ETL application logically defined Extraction, Transformation and Loading. An ETL application is designed with the following components.

Source (Extraction).

Business Rules (Transformation).

Targets (Loading).

What is Repository?

A repository is the brain of an ETL system that stores metadata which is required to perform ETL and ETL applications.

What is ETL Server?

It is an engine that provides a run time environment that executes ETL applications and it performs extraction, transformation and loading.

PowerCenter Integration Service (PRIS).

Informatica PowerCenter Integration service is an ETL engine or ETL server that performs Extraction, Transformation and Loading.

  • It is a run time environment where ETL objects are executed.
  • Integration service  reads metadata such as sessions, mappings from repository through repository service.
  • It creates metadata such as log file, which is saved in Repository through Repository service.

Setup source and target database.

To setup target database, navigate to Start | Programs | Oracle | Application development | SQL plus.
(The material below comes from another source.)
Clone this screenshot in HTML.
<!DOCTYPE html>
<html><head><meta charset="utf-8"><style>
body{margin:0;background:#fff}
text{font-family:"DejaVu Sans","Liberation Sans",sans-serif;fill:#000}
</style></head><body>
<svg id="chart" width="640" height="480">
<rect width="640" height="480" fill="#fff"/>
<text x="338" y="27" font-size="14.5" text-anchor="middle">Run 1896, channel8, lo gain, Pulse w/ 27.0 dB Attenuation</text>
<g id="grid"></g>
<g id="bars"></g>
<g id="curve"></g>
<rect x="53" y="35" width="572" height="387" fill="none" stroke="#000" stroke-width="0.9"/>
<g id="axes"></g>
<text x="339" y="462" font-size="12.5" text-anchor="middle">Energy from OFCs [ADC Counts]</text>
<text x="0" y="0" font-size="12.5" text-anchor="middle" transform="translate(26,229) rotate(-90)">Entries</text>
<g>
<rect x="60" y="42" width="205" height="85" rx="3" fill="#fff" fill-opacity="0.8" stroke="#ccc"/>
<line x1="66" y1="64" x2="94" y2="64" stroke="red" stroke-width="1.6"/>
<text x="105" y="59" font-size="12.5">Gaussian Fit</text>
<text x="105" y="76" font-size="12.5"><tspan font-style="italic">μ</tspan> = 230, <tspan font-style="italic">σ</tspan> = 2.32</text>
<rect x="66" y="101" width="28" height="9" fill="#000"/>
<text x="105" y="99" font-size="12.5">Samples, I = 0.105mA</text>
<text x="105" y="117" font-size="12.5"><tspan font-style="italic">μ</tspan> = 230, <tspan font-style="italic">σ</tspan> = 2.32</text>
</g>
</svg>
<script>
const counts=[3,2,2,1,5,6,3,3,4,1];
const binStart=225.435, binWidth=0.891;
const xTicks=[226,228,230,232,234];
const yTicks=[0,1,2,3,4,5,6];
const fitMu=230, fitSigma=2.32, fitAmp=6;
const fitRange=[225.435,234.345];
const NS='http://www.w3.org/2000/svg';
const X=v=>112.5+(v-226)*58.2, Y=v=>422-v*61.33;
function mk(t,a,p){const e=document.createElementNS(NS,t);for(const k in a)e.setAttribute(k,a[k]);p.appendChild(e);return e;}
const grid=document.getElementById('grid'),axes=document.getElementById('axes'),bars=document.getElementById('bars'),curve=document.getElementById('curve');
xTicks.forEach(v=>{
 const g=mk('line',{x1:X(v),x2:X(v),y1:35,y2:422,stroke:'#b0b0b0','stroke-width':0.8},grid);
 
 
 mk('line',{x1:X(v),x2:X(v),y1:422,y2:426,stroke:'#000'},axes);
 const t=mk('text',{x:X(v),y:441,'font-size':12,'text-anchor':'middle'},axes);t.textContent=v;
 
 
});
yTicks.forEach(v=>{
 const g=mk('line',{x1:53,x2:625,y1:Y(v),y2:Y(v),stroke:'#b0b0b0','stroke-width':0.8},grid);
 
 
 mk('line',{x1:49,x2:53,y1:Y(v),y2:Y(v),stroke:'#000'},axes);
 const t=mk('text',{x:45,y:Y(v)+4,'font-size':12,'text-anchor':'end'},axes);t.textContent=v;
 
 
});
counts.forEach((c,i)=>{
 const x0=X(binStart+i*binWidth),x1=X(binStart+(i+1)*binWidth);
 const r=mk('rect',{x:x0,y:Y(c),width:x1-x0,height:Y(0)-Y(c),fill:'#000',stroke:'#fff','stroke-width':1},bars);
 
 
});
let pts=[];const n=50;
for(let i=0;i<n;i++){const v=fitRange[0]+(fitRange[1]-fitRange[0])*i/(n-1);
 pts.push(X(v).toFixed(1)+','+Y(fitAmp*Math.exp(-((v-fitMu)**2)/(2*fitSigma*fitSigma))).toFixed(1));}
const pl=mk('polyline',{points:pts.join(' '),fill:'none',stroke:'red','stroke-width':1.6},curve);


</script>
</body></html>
  • Logon to Oracle with the following user credentials.
    • username : system
    • password : Admin12345.
    • Host string : ORCL.

Click on OK button to login. Now we have to create target user in Oracle database, in this Informatica tutorial we are going to create user called ‘Batch10am‘. Follow the steps given below to create ‘Batch10am’ user.

Enter user-name: system
Enter password:

Connected to:
Oracle Database 11g Enterprise Edition Release - 64bit Production
With the Partitioning, OLAP, Data Mining and Real Application Testing options

SQL> Create user Batch10am identified by Target;
User created.

SQL> Grant DBA TO Batch10am;
Grant succeeded.

SQL> show user;

SQL> Conn Batch10am/ Target;

SQL> Show user;

As shown above, we have created new user in Oracle database. Now we have to create a table for the user ‘Batch10am’. Learn how to create a sample table in Oracle database.

SQL> Create table T_employee (Empno number(5),
  2  Ename varchar2(10),
  3  Job varchar2(10),
  4  Sal number(7,2),
  5  Deptno number(2));

SQL> Desc T_employee;
 Name                                      Null?    Type
 ----------------------------------------- -------- --------------------

 EMPNO                                              NUMBER(5)
 ENAME                                              VARCHAR2(10)
 JOB                                                VARCHAR2(10)
 SAL                                                NUMBER(7,2)
 DEPTNO                                             NUMBER(2)

Creating ODBC connection

What is ODBC?

ODBC means Open Database Connectivity. IT is a middle-ware or an interface that connects to various databases.

ODBC connection for Source and Target can be made from System DSN tab, navigate to Start | Settings | Control panel | Administrative tools | Data sources (ODBC) | System DSN | Click on add for new connection.

How to start Informatica PowerCenter 10.1.

Before going to ETL development process, first we have to start Informatica PowerCenter 10.1.0. To start navigate to Start | Settings | Control Panel | Administrative Tools | Services | Select Informatica 10.1.0 | Start (right click).

We can also start Informatica PowerCenter 10.1.0 service from Star | Programs | Informatica 10.1.0 | Server | Start Informatica services.

How to create folder in Informatica PowerCenter?

– Learn how to create folder in Informatica PowerCenter.

ETL development process.

A source metadata is created using Source analyzer tool from PowerCenter designer client component.

What is a Session?

A session is a task that executes a Mapping by sending instructions to server what to do and server will follow session instructions. Session can be created using task developer tool from Informatica PowerCenter Workflow manager client component.